New York City once had a thriving waterfront: The metropolis sprouted countless wharves and bulkheads through which goods moved from factories to warehouses and the world beyond. Although that commerce is long gone, planners and developers have reclaimed only a few of these postindustrial sections, such as those in Brooklyn’s Dumbo and Queens’s Long Island City. Now two plans by the architecture firm Perkins+Will aim to proactively reshape polluted, neglected stretches along Newtown Creek, Flushing Bay, and Flushing Creek into vibrant public assets.

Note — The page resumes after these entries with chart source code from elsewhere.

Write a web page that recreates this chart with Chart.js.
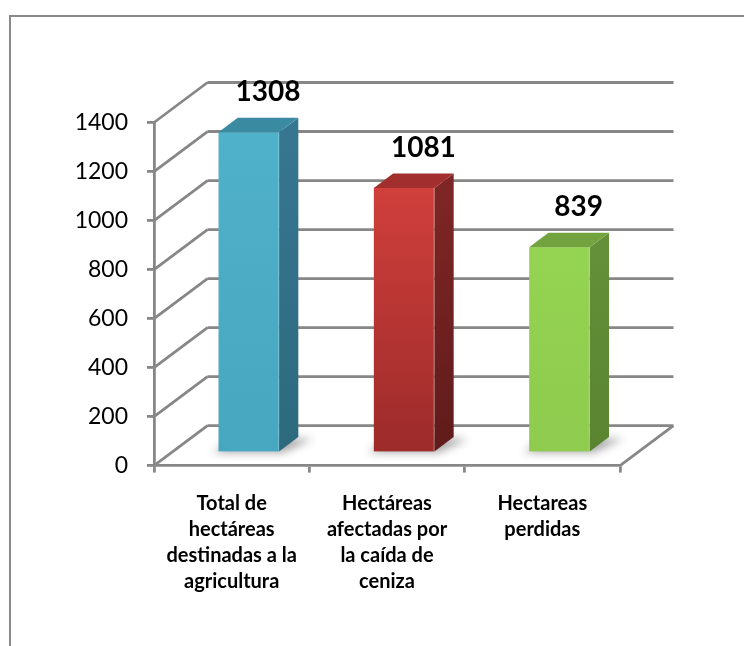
<!DOCTYPE html>
<html>
<head>
<meta charset="utf-8">
<script src="https://cdn.jsdelivr.net/npm/chart.js@4/dist/chart.umd.min.js"></script>
<style>
  html, body { margin: 0; padding: 0; background: #fff; overflow: hidden; }
  #marco { position: absolute; left: 9px; top: 15px; width: 800px; height: 700px; border: 2px solid #8a8a8a; }
  #grafico { position: absolute; left: 0; top: 0; }
</style>
</head>
<body>
<div id="marco"></div>
<canvas id="grafico" width="744" height="646"></canvas>
<script>
// datos del gráfico
const categorias = [
  ['Total de', 'hectáreas', 'destinadas a la', 'agricultura'],
  ['Hectáreas', 'afectadas por', 'la caída de', 'ceniza'],
  ['Hectareas', 'perdidas'],
];
const valores = [1308, 1081, 839];
const marcasEjeY = [0, 200, 400, 600, 800, 1000, 1200, 1400];

// colores de cada barra (frente, lado, tapa)
const coloresFrente = [['#50B1CB', '#47A6C0'], ['#D03F3B', '#9C2B2A'], ['#95D352', '#8ECB4E']];
const coloresLado = [['#367690', '#2D6A7E'], ['#7E2625', '#601B1B'], ['#64903A', '#5A842F']];
const coloresTapa = ['#3A8BA2', '#A22F2D', '#72A33F'];

// profundidad de la perspectiva 3D
const PX = 53.5;
const PY = -40;
const F1 = 0.32; // cara delantera de la barra
const F2 = 0.68; // cara trasera de la barra
const GRIS = '#878787';

const paredes = {
  id: 'paredes',
  beforeDatasetsDraw(chart) {
    const { ctx, chartArea: a, scales: { y } } = chart;
    ctx.save();
    ctx.strokeStyle = GRIS;
    ctx.lineWidth = 2.8;
    ctx.beginPath();
    marcasEjeY.forEach(v => {
      const py = y.getPixelForValue(v);
      // línea de la pared del fondo
      ctx.moveTo(a.left + PX, py + PY);
      ctx.lineTo(a.right + PX, py + PY);
      // línea de la pared lateral
      ctx.moveTo(a.left, py);
      ctx.lineTo(a.left + PX, py + PY);
    });
    // borde derecho del piso
    ctx.moveTo(a.right, a.bottom);
    ctx.lineTo(a.right + PX, a.bottom + PY);
    ctx.stroke();
    ctx.restore();
  },
};

const barras3d = {
  id: 'barras3d',
  afterDatasetsDraw(chart) {
    const { ctx } = chart;
    const meta = chart.getDatasetMeta(0);
    const dx = (F2 - F1) * PX;
    const dy = (F2 - F1) * PY;
    meta.data.forEach((el, i) => {
      const x0 = el.x - el.width / 2 + F1 * PX;
      const x1 = el.x + el.width / 2 + F1 * PX;
      const yt = el.y + F1 * PY;
      const yb = el.base + F1 * PY;

      // sombra sobre el piso
      ctx.save();
      ctx.filter = 'blur(4px)';
      ctx.fillStyle = 'rgba(0,0,0,0.35)';
      ctx.beginPath();
      ctx.moveTo(x0 - 6, yb + 1);
      ctx.lineTo(x1 + 4, yb + 1);
      ctx.lineTo(x1 + dx + 14, yb + dy + 2);
      ctx.lineTo(x0 + dx, yb + dy);
      ctx.closePath();
      ctx.fill();
      ctx.restore();

      // cara delantera
      let g = ctx.createLinearGradient(0, yt, 0, yb);
      g.addColorStop(0, coloresFrente[i][0]);
      g.addColorStop(1, coloresFrente[i][1]);
      ctx.fillStyle = g;
      ctx.fillRect(x0, yt, x1 - x0, yb - yt);

      // cara lateral
      g = ctx.createLinearGradient(0, yt, 0, yb);
      g.addColorStop(0, coloresLado[i][0]);
      g.addColorStop(1, coloresLado[i][1]);
      ctx.fillStyle = g;
      ctx.beginPath();
      ctx.moveTo(x1, yt);
      ctx.lineTo(x1 + dx, yt + dy);
      ctx.lineTo(x1 + dx, yb + dy);
      ctx.lineTo(x1, yb);
      ctx.closePath();
      ctx.fill();

      // tapa
      ctx.fillStyle = coloresTapa[i];
      ctx.beginPath();
      ctx.moveTo(x0, yt);
      ctx.lineTo(x1, yt);
      ctx.lineTo(x1 + dx, yt + dy);
      ctx.lineTo(x0 + dx, yt + dy);
      ctx.closePath();
      ctx.fill();

      // brillo en la arista
      ctx.strokeStyle = 'rgba(255,255,255,0.25)';
      ctx.lineWidth = 1;
      ctx.beginPath();
      ctx.moveTo(x1 - 0.5, yt);
      ctx.lineTo(x1 - 0.5, yb);
      ctx.stroke();

      // etiqueta del valor
      ctx.fillStyle = '#000';
      ctx.font = 'bold 28px Lato';
      ctx.textAlign = 'center';
      ctx.textBaseline = 'bottom';
      ctx.fillText(String(valores[i]), (x0 + x1) / 2 + dx, el.y + F2 * PY - 12);
    });
  },
};

new Chart(document.getElementById('grafico'), {
  type: 'bar',
  data: {
    labels: categorias,
    datasets: [{
      data: valores,
      backgroundColor: 'rgba(0,0,0,0)',
      borderWidth: 0,
      categoryPercentage: 1,
      barPercentage: 0.39,
    }],
  },
  options: {
    responsive: false,
    devicePixelRatio: 1,
    animation: false,
    layout: { padding: { top: 122.5, right: 124, left: 0, bottom: 0 } },
    plugins: { legend: { display: false }, tooltip: { enabled: false } },
    scales: {
      x: {
        grid: { offset: true, drawOnChartArea: false, drawTicks: true, tickLength: 7, color: GRIS, lineWidth: 2.8 },
        border: { display: true, color: GRIS, width: 2.8 },
        ticks: {
          color: '#000',
          font: { family: 'Lato', size: 20, weight: 'bold', lineHeight: 1.3 },
          padding: 18,
          maxRotation: 0,
          autoSkip: false,
        },
        afterFit: s => { s.height = 646 - 465.6; },
      },
      y: {
        min: 0,
        max: 1400,
        afterBuildTicks: s => { s.ticks = marcasEjeY.map(v => ({ value: v })); },
        grid: { drawOnChartArea: false, drawTicks: true, tickLength: 7, color: GRIS, lineWidth: 2.8 },
        border: { display: true, color: GRIS, width: 2.8 },
        ticks: { color: '#000', font: { family: 'Lato', size: 23 }, padding: 19, callback: v => String(v) },
        afterFit: s => { s.width = 154; },
      },
    },
  },
  plugins: [paredes, barras3d],
});
</script>
</body>
</html>
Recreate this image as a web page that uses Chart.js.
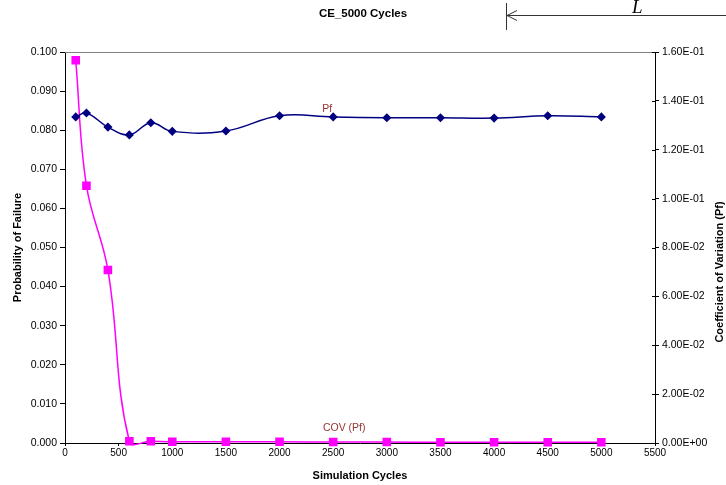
<!DOCTYPE html>
<html>
<head>
<meta charset="utf-8">
<script src="https://cdn.jsdelivr.net/npm/chart.js@4"></script>
<style>
  html, body { margin: 0; padding: 0; background: #fff; }
  #wrap { width: 726px; height: 485px; }
</style>
</head>
<body>
<div id="wrap"><canvas id="ce-chart"></canvas></div>
<script>
const cycles = [100, 200, 400, 600, 800, 1000, 1500, 2000, 2500, 3000, 3500, 4000, 4500, 5000];
const pf = [0.0834, 0.0844, 0.0808, 0.0788, 0.0819, 0.0797, 0.0798, 0.0837, 0.0834, 0.0832, 0.0832, 0.0831, 0.0837, 0.0834];
const cov = [0.1566, 0.1053, 0.0708, 0.0007, 0.0007, 0.0005, 0.0005, 0.0005, 0.0004, 0.0004, 0.0003, 0.0003, 0.0003, 0.0003];
const seriesNames = ['Pf', 'COV (Pf)'];

const font = 'Liberation Sans, Arial, sans-serif';

function sci(v) {
  if (Math.abs(v) < 1e-12) return '0.00E+00';
  const parts = v.toExponential(2).split('e');
  const n = parseInt(parts[1], 10);
  return parts[0] + 'E' + (n < 0 ? '-' : '+') + String(Math.abs(n)).padStart(2, '0');
}

// series name labels, the border line on top, the right axis title and the arrow note
const extras = {
  id: 'extras',
  afterDatasetsDraw(chart) {
    const ctx = chart.ctx;
    const area = chart.chartArea;
    ctx.save();

    ctx.strokeStyle = '#808080';
    ctx.lineWidth = 1;
    ctx.beginPath();
    ctx.moveTo(area.left, area.top + 0.5);
    ctx.lineTo(area.right, area.top + 0.5);
    ctx.stroke();

    // inner halves of the right axis ticks
    const y2 = chart.scales.y2;
    ctx.strokeStyle = '#000';
    ctx.beginPath();
    y2.ticks.forEach((t, i) => {
      const py = Math.round(y2.getPixelForTick(i)) + 0.5;
      ctx.moveTo(area.right - 3, py);
      ctx.lineTo(area.right, py);
    });
    ctx.stroke();

    ctx.font = '10.5px ' + font;
    ctx.fillStyle = '#993333';
    ctx.textAlign = 'center';
    ctx.textBaseline = 'middle';
    const p0 = chart.getDatasetMeta(0).data[8];
    ctx.fillText(seriesNames[0], p0.x - 6, p0.y - 8);
    const p1 = chart.getDatasetMeta(1).data[8];
    ctx.fillText(seriesNames[1], p1.x + 11, p1.y - 14);

    ctx.fillStyle = '#000';
    ctx.font = 'bold 11px ' + font;
    ctx.translate(720, 272);
    ctx.rotate(-Math.PI / 2);
    ctx.fillText('Coefficient of Variation (Pf)', 0, 0);
    ctx.setTransform(1, 0, 0, 1, 0, 0);

    ctx.strokeStyle = '#333';
    ctx.beginPath();
    ctx.moveTo(506.5, 3);
    ctx.lineTo(506.5, 30);
    ctx.moveTo(507, 15.5);
    ctx.lineTo(726, 15.5);
    ctx.moveTo(507, 15.5);
    ctx.lineTo(517, 10.5);
    ctx.moveTo(507, 15.5);
    ctx.lineTo(517, 20.5);
    ctx.stroke();
    ctx.fillStyle = '#000';
    ctx.font = 'italic 19px Liberation Serif, serif';
    ctx.textAlign = 'left';
    ctx.textBaseline = 'alphabetic';
    ctx.fillText('L', 632, 13);
    ctx.restore();
  }
};

const ctx = document.getElementById('ce-chart').getContext('2d');
const ceChart = new Chart(ctx, {
  type: 'line',
  data: {
    datasets: [{
      label: seriesNames[0],
      data: cycles.map((c, i) => ({ x: c, y: pf[i] })),
      yAxisID: 'y',
      borderColor: '#000080',
      backgroundColor: '#000080',
      borderWidth: 1.5,
      pointStyle: 'rectRot',
      pointRadius: 3.5,
      tension: 0.4
    }, {
      label: seriesNames[1],
      data: cycles.map((c, i) => ({ x: c, y: cov[i] })),
      yAxisID: 'y2',
      borderColor: '#FF00FF',
      backgroundColor: '#FF00FF',
      borderWidth: 1.5,
      pointStyle: 'rect',
      pointRadius: 5,
      tension: 0.4,
      clip: 6
    }]
  },
  options: {
    responsive: true,
    maintainAspectRatio: false,
    animation: false,
    layout: { padding: 0 },
    elements: { line: { capBezierPoints: false } },
    plugins: {
      legend: { display: false },
      tooltip: { enabled: false },
      title: {
        display: true,
        text: 'CE_5000 Cycles',
        color: '#000',
        font: { family: font, size: 11.5, weight: 'bold' },
        padding: { top: 7, bottom: 31.2 }
      }
    },
    scales: {
      x: {
        type: 'linear',
        min: 0,
        max: 5500,
        afterFit(s) { s.height = 42; },
        ticks: {
          stepSize: 500,
          color: '#000',
          padding: 1,
          maxRotation: 0,
          font: { family: font, size: 10 },
          callback: v => String(v)
        },
        grid: { drawOnChartArea: false, tickLength: 3, color: '#000' },
        border: { color: '#000' },
        title: {
          display: true,
          text: 'Simulation Cycles',
          color: '#000',
          font: { family: font, size: 11, weight: 'bold' },
          padding: { top: 0, bottom: 2 }
        }
      },
      y: {
        position: 'left',
        min: 0,
        max: 0.1,
        afterFit(s) { s.width = 65; },
        ticks: {
          stepSize: 0.01,
          color: '#000',
          padding: 3,
          font: { family: font, size: 10.5 },
          callback: v => v.toFixed(3)
        },
        grid: { drawOnChartArea: false, tickLength: 5, color: '#000' },
        border: { color: '#000' },
        title: {
          display: true,
          text: 'Probability of Failure',
          color: '#000',
          font: { family: font, size: 11, weight: 'bold' },
          padding: { top: 11, bottom: 0 }
        }
      },
      y2: {
        position: 'right',
        min: 0,
        max: 0.16,
        afterFit(s) { s.width = 71; },
        ticks: {
          stepSize: 0.02,
          color: '#000',
          padding: 3,
          font: { family: font, size: 10.5 },
          callback: v => sci(v)
        },
        grid: { drawOnChartArea: false, tickLength: 4, color: '#000' },
        border: { color: '#000' }
      }
    }
  },
  plugins: [extras]
});
</script>
</body>
</html>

You could be forgiven if you haven’t heard of these areas. The once heavily industrialized Newtown Creek features 11 miles of shoreline that winds along the Queens-Brooklyn border. (From 1915 to 1917, the waterway handled as much freight tonnage as the entire Mississippi River.) While the creek is highly polluted, its Superfund site designation (encoded in 2011) and subsequent cleanup could radically remake its landscape. Flushing Bay and Flushing Creek, meanwhile, were significantly shaped by the 1939 and 1964 World’s Fairs, which filled in much of their marshland and laced the area with highways. The bay abuts multiple residential communities along with Willets Point, a formerly industrial neighborhood poised to welcome real estate developments housing 15,000 new residents.